I am at that point. That point where you are so tired of living the way that you live that you will try just about anything to make it different. I am scared. I am afraid that it won’t “work”. But, I am going to give it everything I’ve got. I have to. I need to live the beautiful life that is calling to me.

I will share with you what I learn about this process I am going to go through and what I learn about myself as I go through it. I am glad I have someone to share it with. I thank God for that. I thank God that I am not alone. Please hold me in your hope as I hold on to mine.

Bless you.

6 thoughts on “Where Do I Begin?

  1. Thank you for sharing! I have been in that spot several times (some more heart breaking and emotionally crippling than others). To be honest, I may be there again now (I know I’m heading in that direction). I agree with your brother: either we are willing to change or would rather bear the pain until it is unbearable. I’m sorry you hurt so bad. I don’t believe God gave you the trauma or drama, but do believe through Christ He has given you the strength to trust Him in this process (not do it yourself, as many misinterpret Phil. 4:8 to be). It sounds like Breakthrough (though I’m not entirely sure what it is) is exactly what you need.
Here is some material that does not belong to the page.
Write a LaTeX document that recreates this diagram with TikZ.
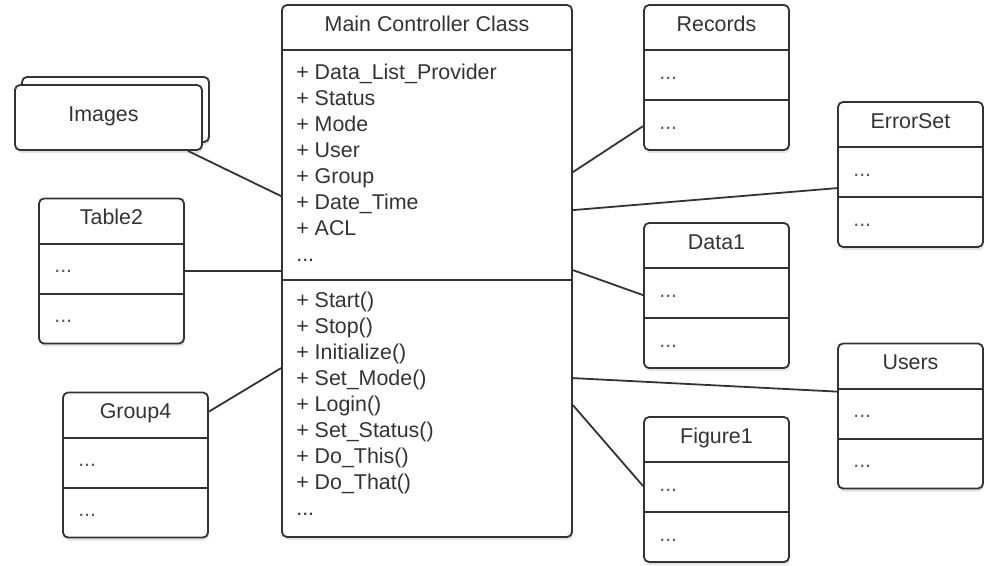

I pray it is a breath of fresh air for you and refreshing to your soul. It sounds as though that is exactly what it has been for your brother! Blessings!

    • Thank you so very much for your encouragement and friendship. I think that I am just on the verge of real change, it is just in the getting there that is difficult. The process can be so hard. . . But yes, I will continue to trust in Christ for His strength that He has put in me! I may have to remind myself of it moment to moment at times, but I will keep clinging to the cross, and hold on to the hope that this next step is the right thing.

  2. When I have been at such a place, I am paralyzed by indecision that results from being overwhelmed. It sounds like this program may truly be the breakthrough you need.

    In the meantime, you have day-to-day living you will need to muddle through while you work on the bigger picture. For me, a list was essential to keep me focused on one task at a time during crisis periods. If not for the list, I would distract myself with concern about other tasks, and several things would get started, but I would complete nothing. I don’t know if you are experiencing this sort of “brain flight,” but if so, maybe you could try this method for a day. Make a very detailed list. Don’t worry about the order of tasks and don’t allow yourself to skip over anything or do two things at once. I think it matters less where you start than that you start.

    I’m anxious to hear about Breakthrough. I hope you’ll keep us posted!

    • Thank you for the important reminder of ways to snap out of that paralysis! I will keep you posted, as the time draws near and as I learn more about what is in store for me. Also, will keep looking for and trying to live a beautiful life in the midst of it all!
      Thank you for your comment so very much!

  3. I wish I could go do that along side you,Amy. Sounds like what all too many of us need. So many are just too wounded and fearful to seek out this kind of healing. I am proud of you for being willing to do it. God is directing you, dear friend. I am praying that Charley will see the PROFIT in doing this with you. Together this could be life changing – bringing the two of you together in ways neither of you could imagine today. Maybe after you do it he will see such a change that he will feel drawn to it on his own. I know if it is God’s will He can give Charley the desire to do it and provide the means for you both to heal – spirit, soul, and body! He loves you dear one. I am excited for you. And I’ll be here for you if you need me.
    Much Love,
    Kimberly

    • Dear Kimberly,
      I am so blessed to have your friendship and to know that you truly are here for me if I do need you. I treasure your friendship and presence in my life so very much. Thank you for your prayers, as always!